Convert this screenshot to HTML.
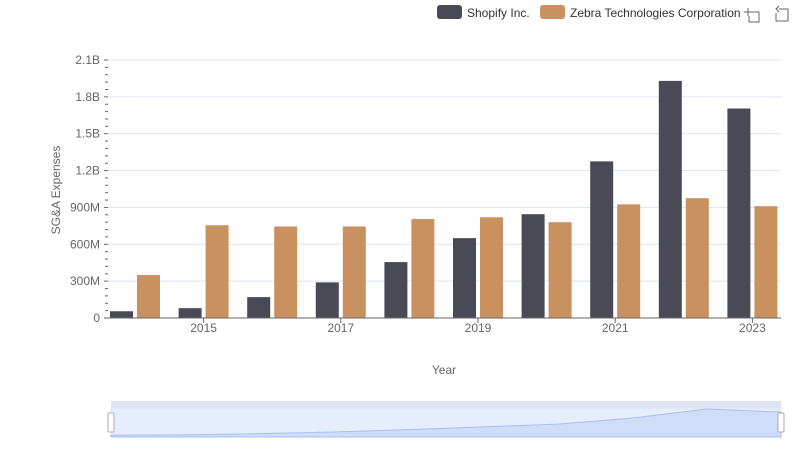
<!DOCTYPE html>
<html><head><meta charset="utf-8"><style>
body{margin:0;background:#fff;font-family:"Liberation Sans",sans-serif}
svg{display:block}
</style></head><body>
<svg id="c" width="800" height="461" font-family="Liberation Sans, sans-serif">
  <g>
    <g><rect x="437" y="5" width="25" height="14" rx="3" fill="#4a4a56"/><text x="467" y="17" font-size="12" fill="#333">Shopify Inc.</text></g>
    <g><rect x="540" y="5" width="25" height="14" rx="3" fill="#c8915f"/><text x="570" y="17" font-size="12" fill="#333">Zebra Technologies Corporation</text></g>
    <g stroke="#666" fill="none"><path d="M748 8v8M744 12h8M751 12h8v10h-10v-6"/></g>
    <g stroke="#666" fill="none"><path d="M779 9h9v12h-12v-8M779 6l-3 3 3 3"/></g>
  </g>
  <g id="grid"></g><g id="bars"></g><g id="axes"></g>
  <text x="60" y="190" font-size="12" fill="#666" transform="rotate(-90 60 190)" text-anchor="middle">SG&amp;A Expenses</text>
  <text x="444" y="374" font-size="12" fill="#666" text-anchor="middle">Year</text>
  <g>
    <rect x="111" y="401" width="670" height="7" fill="#dde3f1"/>
    <rect x="111" y="408" width="670" height="29" fill="#e6edfc" stroke="#dde3f1"/>
    <path id="mini" fill="#d0ddf8" stroke="#a8c0f0"/>
    <rect x="108" y="413" width="6" height="19" rx="1" fill="#fff" stroke="#aab"/>
    <rect x="778" y="413" width="6" height="19" rx="1" fill="#fff" stroke="#aab"/>
  </g>
</svg>
<script>
const years=[2014,2015,2016,2017,2018,2019,2020,2021,2022,2023];
const shopify=[55,80,170,290,455,650,845,1275,1930,1705];
const zebra=[350,755,745,745,805,820,780,925,975,910];
const yTicks=[0,300,600,900,1200,1500,1800,2100];
const yLabels=["0","300M","600M","900M","1.2B","1.5B","1.8B","2.1B"];
const NS="http://www.w3.org/2000/svg";
const x0=108,band=68.6,yBase=318,yTop=60,yMax=2100;
const y=v=>yBase-(v/yMax)*(yBase-yTop);
const xb=i=>x0+i*band;
function mk(t,a,p){const e=document.createElementNS(NS,t);for(const k in a)e.setAttribute(k,a[k]);p.appendChild(e);return e;}
const grid=document.getElementById('grid'),bars=document.getElementById('bars'),axes=document.getElementById('axes');
yTicks.forEach((v,i)=>{
  if(v>0){const l=mk('line',{x1:x0,x2:781,y1:y(v),y2:y(v),stroke:'#dde3f1'},grid);
  
  }
  const t=mk('text',{x:100,y:y(v)+4,'font-size':12,fill:'#666','text-anchor':'end'},axes);t.textContent=yLabels[i];
  
  
});
for(let v=60;v<yMax;v+=60){if(v%300)mk('line',{x1:105,x2:108,y1:y(v),y2:y(v),stroke:'#666'},axes);}
yTicks.forEach(v=>mk('line',{x1:104,x2:108,y1:y(v),y2:y(v),stroke:'#666'},axes));
mk('line',{x1:x0,x2:781,y1:yBase,y2:yBase,stroke:'#666'},axes);
years.forEach((yr,i)=>{
  const b1=mk('rect',{x:xb(i)+2,y:y(shopify[i]),width:23,height:yBase-y(shopify[i]),fill:'#4a4a56'},bars);
  
  
  const b2=mk('rect',{x:xb(i)+29,y:y(zebra[i]),width:23,height:yBase-y(zebra[i]),fill:'#c8915f'},bars);
  
  
  if(i%2==1){const cx=xb(i)+27;
    mk('line',{x1:cx,x2:cx,y1:yBase,y2:yBase+5,stroke:'#666'},axes);
    const t=mk('text',{x:cx,y:332,'font-size':12,fill:'#666','text-anchor':'middle'},axes);t.textContent=yr;
    
    }
});
let d='M111 437';const mx=670/(years.length-1);
shopify.forEach((v,i)=>{d+=' L'+(111+i*mx)+' '+(436-v/yMax*28*1.05);});
d+=' L781 437Z';document.getElementById('mini').setAttribute('d',d);
</script>
</body></html>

▸ REQUIRED TASK: Using the data above, print every line exactly, omitting pictures.

▸ WRITTEN ANSWER:
Convert this screenshot to HTML.
<!DOCTYPE html>
<html><head><meta charset="utf-8"><style>
body{margin:0;background:#fff;font-family:"Liberation Sans",sans-serif}
svg{display:block}
</style></head><body>
<svg id="c" width="800" height="461" font-family="Liberation Sans, sans-serif">
  <g>
    <g><rect x="437" y="5" width="25" height="14" rx="3" fill="#4a4a56"/><text x="467" y="17" font-size="12" fill="#333">Shopify Inc.</text></g>
    <g><rect x="540" y="5" width="25" height="14" rx="3" fill="#c8915f"/><text x="570" y="17" font-size="12" fill="#333">Zebra Technologies Corporation</text></g>
    <g stroke="#666" fill="none"><path d="M748 8v8M744 12h8M751 12h8v10h-10v-6"/></g>
    <g stroke="#666" fill="none"><path d="M779 9h9v12h-12v-8M779 6l-3 3 3 3"/></g>
  </g>
  <g id="grid"></g><g id="bars"></g><g id="axes"></g>
  <text x="60" y="190" font-size="12" fill="#666" transform="rotate(-90 60 190)" text-anchor="middle">SG&amp;A Expenses</text>
  <text x="444" y="374" font-size="12" fill="#666" text-anchor="middle">Year</text>
  <g>
    <rect x="111" y="401" width="670" height="7" fill="#dde3f1"/>
    <rect x="111" y="408" width="670" height="29" fill="#e6edfc" stroke="#dde3f1"/>
    <path id="mini" fill="#d0ddf8" stroke="#a8c0f0"/>
    <rect x="108" y="413" width="6" height="19" rx="1" fill="#fff" stroke="#aab"/>
    <rect x="778" y="413" width="6" height="19" rx="1" fill="#fff" stroke="#aab"/>
  </g>
</svg>
<script>
const years=[2014,2015,2016,2017,2018,2019,2020,2021,2022,2023];
const shopify=[55,80,170,290,455,650,845,1275,1930,1705];
const zebra=[350,755,745,745,805,820,780,925,975,910];
const yTicks=[0,300,600,900,1200,1500,1800,2100];
const yLabels=["0","300M","600M","900M","1.2B","1.5B","1.8B","2.1B"];
const NS="http://www.w3.org/2000/svg";
const x0=108,band=68.6,yBase=318,yTop=60,yMax=2100;
const y=v=>yBase-(v/yMax)*(yBase-yTop);
const xb=i=>x0+i*band;
function mk(t,a,p){const e=document.createElementNS(NS,t);for(const k in a)e.setAttribute(k,a[k]);p.appendChild(e);return e;}
const grid=document.getElementById('grid'),bars=document.getElementById('bars'),axes=document.getElementById('axes');
yTicks.forEach((v,i)=>{
  if(v>0){const l=mk('line',{x1:x0,x2:781,y1:y(v),y2:y(v),stroke:'#dde3f1'},grid);
  
  }
  const t=mk('text',{x:100,y:y(v)+4,'font-size':12,fill:'#666','text-anchor':'end'},axes);t.textContent=yLabels[i];
  
  
});
for(let v=60;v<yMax;v+=60){if(v%300)mk('line',{x1:105,x2:108,y1:y(v),y2:y(v),stroke:'#666'},axes);}
yTicks.forEach(v=>mk('line',{x1:104,x2:108,y1:y(v),y2:y(v),stroke:'#666'},axes));
mk('line',{x1:x0,x2:781,y1:yBase,y2:yBase,stroke:'#666'},axes);
years.forEach((yr,i)=>{
  const b1=mk('rect',{x:xb(i)+2,y:y(shopify[i]),width:23,height:yBase-y(shopify[i]),fill:'#4a4a56'},bars);
  
  
  const b2=mk('rect',{x:xb(i)+29,y:y(zebra[i]),width:23,height:yBase-y(zebra[i]),fill:'#c8915f'},bars);
  
  
  if(i%2==1){const cx=xb(i)+27;
    mk('line',{x1:cx,x2:cx,y1:yBase,y2:yBase+5,stroke:'#666'},axes);
    const t=mk('text',{x:cx,y:332,'font-size':12,fill:'#666','text-anchor':'middle'},axes);t.textContent=yr;
    
    }
});
let d='M111 437';const mx=670/(years.length-1);
shopify.forEach((v,i)=>{d+=' L'+(111+i*mx)+' '+(436-v/yMax*28*1.05);});
d+=' L781 437Z';document.getElementById('mini').setAttribute('d',d);
</script>
</body></html>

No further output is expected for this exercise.